Fueron llegando los ordenadores a los centros de enseñanza poco a poco, con pisadas de ratón sobre almohadillas. Los primeros, rudimentarios, con tarjeta de presentación de MS-dos.
Los maestros más veteranos los miraban con recelo.
Mediaba la década de los ochenta. La informática estaba en pañales y los que debíamos de empezar a utilizarla en pelotas. Comenzamos a familiarizarnos con términos desconocidos hasta entonces: sistema operativo, gigas, pixeles…
Organizaban cursos para formar, con premura y falta de criterios claros. Yo asistí a uno en el antiguo CEIRE (Círculos de Estudios e Intercambios para la Renovación Educativa) de Berlanga. Teníamos que aprender a programar. La ignorancia propia de los novatos, unida a un escaso material y a lo enrevesado del contenido terminaron por desanimar a muchos. No era esa nuestra función ser programadores.
Convocaron proyectos, como el Atenea, restringido a los centros que presentaran solicitud y compromiso de aplicarlo.
Llegó después la expansión con mejoras funcionales. Entonces sí que las ciencias adelantaban que era una barbaridad. Se dotó a las aulas de ordenadores, pizarras digitales, impresoras…
Pero es momento ya de hacer balance, sin negar el indudable adelanto que han supuesto y las ventajas que conllevan las nuevas tecnologías.
Suecia va a revisar y a corregir ciertos aspectos en su utilización. No hay una correspondencia entre su uso y una mejora de los resultados académicos.
Un estudio realizado por la OCDE, ‘Estudiantes, ordenadores y aprendizaje’, pone de manifiesto sus peligros y desviaciones.

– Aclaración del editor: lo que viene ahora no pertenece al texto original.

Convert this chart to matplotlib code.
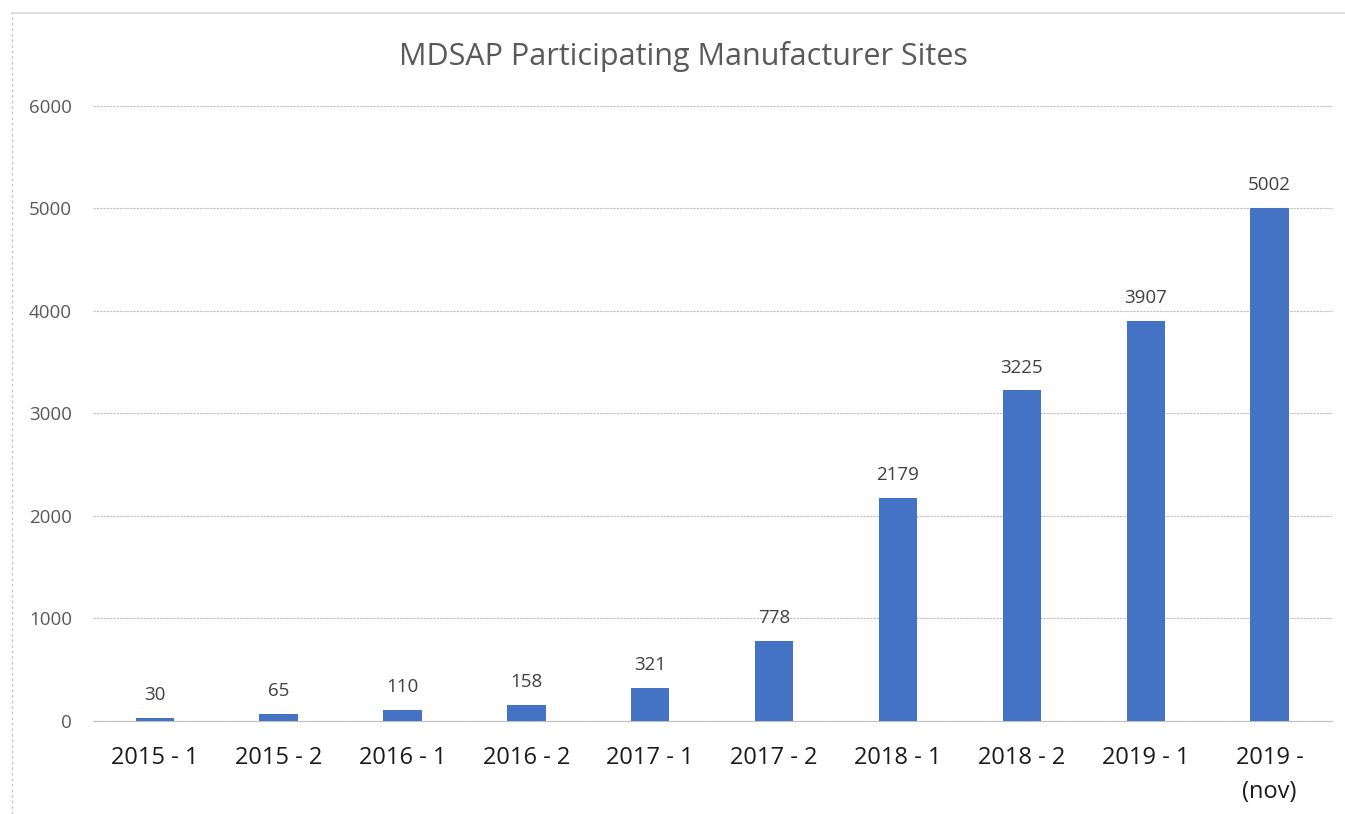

Han marginado la escritura a mano, empobrecido el vocabulario, devaluado la reflexión y profundidad en los trabajos, dispersado la atención y la concentración…
Nos señalaron un objetivo y nuestra mirada quedó trabada en el medio que lo facilitaba. Nos deslumbraron las pantallas.
Hay que dosificar y racionalizar su uso. Abogan por utilizar más el papel, los apuntes a mano, la elaboración personal de los trabajos. Menos pasividad y rincones para vagos.
Los entendidos consideran que en las primeras etapas de la enseñanza, que son fundamentales para asentar las bases sobre la que se construirá el edificio de la formación posterior, no debe generalizarse su uso.
Aunque lo de la letra con sangre entra está, afortunadamente desterrado, aprender precisa un poco más de implicación, de concentración y esfuerzo.
Hay un camino que va de los sentidos al cerebro, de lo concreto a lo abstracto, que es preferible recorrerlo con actividades más elaboradas por nosotros, más personales.
En expresión escrita, la caligrafía, los dictados, las redacciones y los comentarios de textos adaptados a la edad, así como en expresión oral las exposiciones coherentes y razonadas, constituyen el armazón de una buena formación académica.
De aquel maestro que describió Antonio Machado con un libro en la mano mientras los colegiales recitaban “mil veces ciento cien mil, mil veces mil, un millón”, un fósil de ámbar conservado en la carcomida estantería de los recuerdos, quizás haya que rescatar algo que no cambia con las modas.